**STATED EXERCISE**
Restate each line of the listing exactly, without carrying over any pictures.

[Saved data entries]

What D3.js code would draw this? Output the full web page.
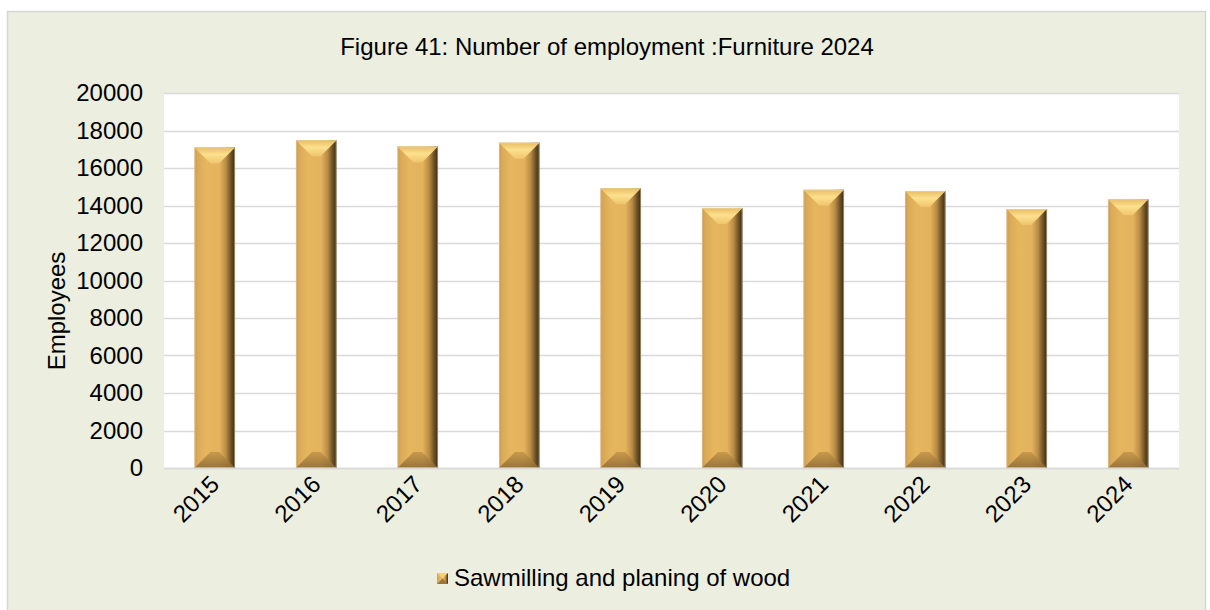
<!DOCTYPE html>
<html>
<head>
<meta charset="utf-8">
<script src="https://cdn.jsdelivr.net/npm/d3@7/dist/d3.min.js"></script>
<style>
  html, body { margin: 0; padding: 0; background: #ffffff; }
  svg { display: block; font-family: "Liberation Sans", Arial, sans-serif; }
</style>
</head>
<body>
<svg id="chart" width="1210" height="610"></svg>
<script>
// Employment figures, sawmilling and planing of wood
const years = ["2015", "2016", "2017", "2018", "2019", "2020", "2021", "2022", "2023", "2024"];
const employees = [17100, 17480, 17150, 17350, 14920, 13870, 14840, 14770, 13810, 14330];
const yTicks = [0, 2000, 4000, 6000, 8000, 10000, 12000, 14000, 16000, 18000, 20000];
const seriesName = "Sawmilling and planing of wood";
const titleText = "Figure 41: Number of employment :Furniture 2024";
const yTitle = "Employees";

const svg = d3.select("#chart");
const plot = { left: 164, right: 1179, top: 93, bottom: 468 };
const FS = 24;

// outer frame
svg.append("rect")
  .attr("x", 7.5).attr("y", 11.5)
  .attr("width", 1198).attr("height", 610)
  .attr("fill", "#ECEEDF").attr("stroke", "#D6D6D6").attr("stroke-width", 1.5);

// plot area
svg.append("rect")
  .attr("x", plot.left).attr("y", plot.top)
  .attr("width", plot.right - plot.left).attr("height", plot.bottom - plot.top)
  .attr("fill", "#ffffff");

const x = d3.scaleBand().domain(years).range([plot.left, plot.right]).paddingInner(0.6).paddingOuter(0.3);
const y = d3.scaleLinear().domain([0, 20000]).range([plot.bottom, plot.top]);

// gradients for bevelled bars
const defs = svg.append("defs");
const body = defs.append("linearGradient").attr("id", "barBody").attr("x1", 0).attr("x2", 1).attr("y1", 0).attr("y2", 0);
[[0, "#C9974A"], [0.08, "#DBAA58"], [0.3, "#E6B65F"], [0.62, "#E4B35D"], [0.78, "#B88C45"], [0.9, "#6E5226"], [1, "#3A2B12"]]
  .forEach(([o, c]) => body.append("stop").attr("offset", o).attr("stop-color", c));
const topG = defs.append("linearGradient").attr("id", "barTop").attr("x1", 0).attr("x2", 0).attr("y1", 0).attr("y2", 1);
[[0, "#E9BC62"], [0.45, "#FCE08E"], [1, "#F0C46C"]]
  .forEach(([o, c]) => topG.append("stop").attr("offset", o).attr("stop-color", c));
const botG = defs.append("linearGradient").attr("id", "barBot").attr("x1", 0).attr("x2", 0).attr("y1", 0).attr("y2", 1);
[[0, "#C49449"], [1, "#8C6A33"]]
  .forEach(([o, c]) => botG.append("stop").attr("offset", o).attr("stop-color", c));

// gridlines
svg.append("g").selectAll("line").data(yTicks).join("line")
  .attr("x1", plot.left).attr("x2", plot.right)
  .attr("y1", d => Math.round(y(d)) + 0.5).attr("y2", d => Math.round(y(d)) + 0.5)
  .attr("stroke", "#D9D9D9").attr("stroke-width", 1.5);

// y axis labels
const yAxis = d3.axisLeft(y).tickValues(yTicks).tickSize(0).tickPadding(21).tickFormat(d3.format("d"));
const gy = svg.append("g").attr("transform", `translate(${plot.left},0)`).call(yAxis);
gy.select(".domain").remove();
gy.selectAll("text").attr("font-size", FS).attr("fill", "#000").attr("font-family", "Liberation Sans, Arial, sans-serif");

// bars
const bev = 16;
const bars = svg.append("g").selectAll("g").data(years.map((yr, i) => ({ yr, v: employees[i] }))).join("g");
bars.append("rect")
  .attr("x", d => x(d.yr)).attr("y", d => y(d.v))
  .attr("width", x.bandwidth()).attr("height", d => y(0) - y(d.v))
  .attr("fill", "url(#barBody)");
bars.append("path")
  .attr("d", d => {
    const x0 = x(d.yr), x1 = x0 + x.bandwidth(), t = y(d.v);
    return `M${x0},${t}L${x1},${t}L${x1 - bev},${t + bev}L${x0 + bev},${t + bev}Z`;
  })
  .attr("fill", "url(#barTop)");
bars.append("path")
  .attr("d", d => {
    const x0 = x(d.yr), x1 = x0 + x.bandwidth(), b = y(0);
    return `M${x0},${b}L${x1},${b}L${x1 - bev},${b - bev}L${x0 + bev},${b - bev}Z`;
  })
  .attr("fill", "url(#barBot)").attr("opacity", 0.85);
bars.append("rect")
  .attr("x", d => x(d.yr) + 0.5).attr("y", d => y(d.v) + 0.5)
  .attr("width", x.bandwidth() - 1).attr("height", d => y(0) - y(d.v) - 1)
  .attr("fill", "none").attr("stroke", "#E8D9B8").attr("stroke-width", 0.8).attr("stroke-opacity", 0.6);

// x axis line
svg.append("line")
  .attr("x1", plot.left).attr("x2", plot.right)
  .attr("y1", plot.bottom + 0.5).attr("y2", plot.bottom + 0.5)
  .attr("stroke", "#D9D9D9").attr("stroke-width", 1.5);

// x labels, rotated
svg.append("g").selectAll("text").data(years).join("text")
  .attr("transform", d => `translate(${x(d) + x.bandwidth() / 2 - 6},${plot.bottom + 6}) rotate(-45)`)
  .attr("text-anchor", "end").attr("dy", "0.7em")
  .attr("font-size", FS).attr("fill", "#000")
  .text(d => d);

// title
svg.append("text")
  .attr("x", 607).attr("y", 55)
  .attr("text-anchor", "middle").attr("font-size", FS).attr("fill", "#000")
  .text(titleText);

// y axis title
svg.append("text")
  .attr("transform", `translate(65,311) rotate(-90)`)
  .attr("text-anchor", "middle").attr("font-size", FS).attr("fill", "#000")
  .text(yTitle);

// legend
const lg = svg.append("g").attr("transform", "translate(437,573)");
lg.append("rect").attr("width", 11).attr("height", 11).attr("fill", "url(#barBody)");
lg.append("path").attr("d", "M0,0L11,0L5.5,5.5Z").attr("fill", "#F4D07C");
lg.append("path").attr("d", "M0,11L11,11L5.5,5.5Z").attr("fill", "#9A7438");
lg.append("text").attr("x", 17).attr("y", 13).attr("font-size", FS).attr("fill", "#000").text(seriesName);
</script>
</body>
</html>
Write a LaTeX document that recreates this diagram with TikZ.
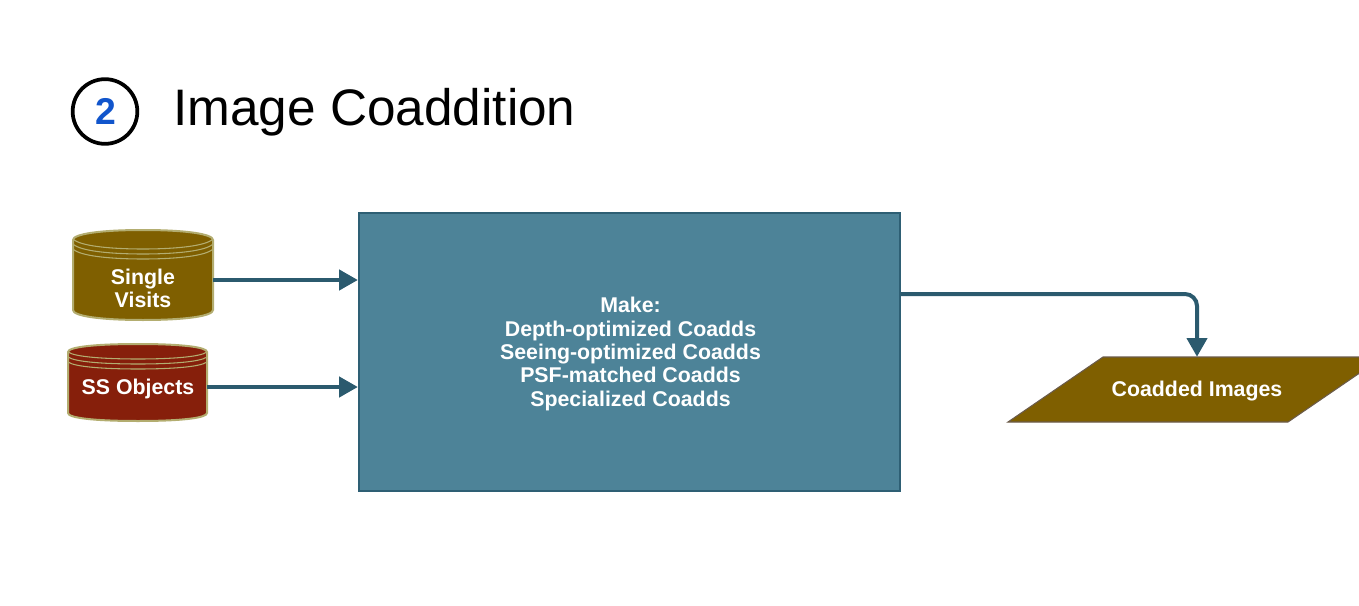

**ANSWER TO THIS EXERCISE**
What D3.js code would draw this? Output the full web page.
<!DOCTYPE html>
<html>
<head>
<meta charset="utf-8">
<script src="https://cdn.jsdelivr.net/npm/d3@7/dist/d3.min.js"></script>
<style>
  html, body { margin: 0; padding: 0; background: #ffffff; }
  svg { display: block; font-family: "Liberation Sans", Arial, sans-serif; }
</style>
</head>
<body>
<svg id="chart" width="1210" height="610"></svg>
<script>
// Employment figures, sawmilling and planing of wood
const years = ["2015", "2016", "2017", "2018", "2019", "2020", "2021", "2022", "2023", "2024"];
const employees = [17100, 17480, 17150, 17350, 14920, 13870, 14840, 14770, 13810, 14330];
const yTicks = [0, 2000, 4000, 6000, 8000, 10000, 12000, 14000, 16000, 18000, 20000];
const seriesName = "Sawmilling and planing of wood";
const titleText = "Figure 41: Number of employment :Furniture 2024";
const yTitle = "Employees";

const svg = d3.select("#chart");
const plot = { left: 164, right: 1179, top: 93, bottom: 468 };
const FS = 24;

// outer frame
svg.append("rect")
  .attr("x", 7.5).attr("y", 11.5)
  .attr("width", 1198).attr("height", 610)
  .attr("fill", "#ECEEDF").attr("stroke", "#D6D6D6").attr("stroke-width", 1.5);

// plot area
svg.append("rect")
  .attr("x", plot.left).attr("y", plot.top)
  .attr("width", plot.right - plot.left).attr("height", plot.bottom - plot.top)
  .attr("fill", "#ffffff");

const x = d3.scaleBand().domain(years).range([plot.left, plot.right]).paddingInner(0.6).paddingOuter(0.3);
const y = d3.scaleLinear().domain([0, 20000]).range([plot.bottom, plot.top]);

// gradients for bevelled bars
const defs = svg.append("defs");
const body = defs.append("linearGradient").attr("id", "barBody").attr("x1", 0).attr("x2", 1).attr("y1", 0).attr("y2", 0);
[[0, "#C9974A"], [0.08, "#DBAA58"], [0.3, "#E6B65F"], [0.62, "#E4B35D"], [0.78, "#B88C45"], [0.9, "#6E5226"], [1, "#3A2B12"]]
  .forEach(([o, c]) => body.append("stop").attr("offset", o).attr("stop-color", c));
const topG = defs.append("linearGradient").attr("id", "barTop").attr("x1", 0).attr("x2", 0).attr("y1", 0).attr("y2", 1);
[[0, "#E9BC62"], [0.45, "#FCE08E"], [1, "#F0C46C"]]
  .forEach(([o, c]) => topG.append("stop").attr("offset", o).attr("stop-color", c));
const botG = defs.append("linearGradient").attr("id", "barBot").attr("x1", 0).attr("x2", 0).attr("y1", 0).attr("y2", 1);
[[0, "#C49449"], [1, "#8C6A33"]]
  .forEach(([o, c]) => botG.append("stop").attr("offset", o).attr("stop-color", c));

// gridlines
svg.append("g").selectAll("line").data(yTicks).join("line")
  .attr("x1", plot.left).attr("x2", plot.right)
  .attr("y1", d => Math.round(y(d)) + 0.5).attr("y2", d => Math.round(y(d)) + 0.5)
  .attr("stroke", "#D9D9D9").attr("stroke-width", 1.5);

// y axis labels
const yAxis = d3.axisLeft(y).tickValues(yTicks).tickSize(0).tickPadding(21).tickFormat(d3.format("d"));
const gy = svg.append("g").attr("transform", `translate(${plot.left},0)`).call(yAxis);
gy.select(".domain").remove();
gy.selectAll("text").attr("font-size", FS).attr("fill", "#000").attr("font-family", "Liberation Sans, Arial, sans-serif");

// bars
const bev = 16;
const bars = svg.append("g").selectAll("g").data(years.map((yr, i) => ({ yr, v: employees[i] }))).join("g");
bars.append("rect")
  .attr("x", d => x(d.yr)).attr("y", d => y(d.v))
  .attr("width", x.bandwidth()).attr("height", d => y(0) - y(d.v))
  .attr("fill", "url(#barBody)");
bars.append("path")
  .attr("d", d => {
    const x0 = x(d.yr), x1 = x0 + x.bandwidth(), t = y(d.v);
    return `M${x0},${t}L${x1},${t}L${x1 - bev},${t + bev}L${x0 + bev},${t + bev}Z`;
  })
  .attr("fill", "url(#barTop)");
bars.append("path")
  .attr("d", d => {
    const x0 = x(d.yr), x1 = x0 + x.bandwidth(), b = y(0);
    return `M${x0},${b}L${x1},${b}L${x1 - bev},${b - bev}L${x0 + bev},${b - bev}Z`;
  })
  .attr("fill", "url(#barBot)").attr("opacity", 0.85);
bars.append("rect")
  .attr("x", d => x(d.yr) + 0.5).attr("y", d => y(d.v) + 0.5)
  .attr("width", x.bandwidth() - 1).attr("height", d => y(0) - y(d.v) - 1)
  .attr("fill", "none").attr("stroke", "#E8D9B8").attr("stroke-width", 0.8).attr("stroke-opacity", 0.6);

// x axis line
svg.append("line")
  .attr("x1", plot.left).attr("x2", plot.right)
  .attr("y1", plot.bottom + 0.5).attr("y2", plot.bottom + 0.5)
  .attr("stroke", "#D9D9D9").attr("stroke-width", 1.5);

// x labels, rotated
svg.append("g").selectAll("text").data(years).join("text")
  .attr("transform", d => `translate(${x(d) + x.bandwidth() / 2 - 6},${plot.bottom + 6}) rotate(-45)`)
  .attr("text-anchor", "end").attr("dy", "0.7em")
  .attr("font-size", FS).attr("fill", "#000")
  .text(d => d);

// title
svg.append("text")
  .attr("x", 607).attr("y", 55)
  .attr("text-anchor", "middle").attr("font-size", FS).attr("fill", "#000")
  .text(titleText);

// y axis title
svg.append("text")
  .attr("transform", `translate(65,311) rotate(-90)`)
  .attr("text-anchor", "middle").attr("font-size", FS).attr("fill", "#000")
  .text(yTitle);

// legend
const lg = svg.append("g").attr("transform", "translate(437,573)");
lg.append("rect").attr("width", 11).attr("height", 11).attr("fill", "url(#barBody)");
lg.append("path").attr("d", "M0,0L11,0L5.5,5.5Z").attr("fill", "#F4D07C");
lg.append("path").attr("d", "M0,11L11,11L5.5,5.5Z").attr("fill", "#9A7438");
lg.append("text").attr("x", 17).attr("y", 13).attr("font-size", FS).attr("fill", "#000").text(seriesName);
</script>
</body>
</html>
Write a LaTeX document that recreates this diagram with TikZ.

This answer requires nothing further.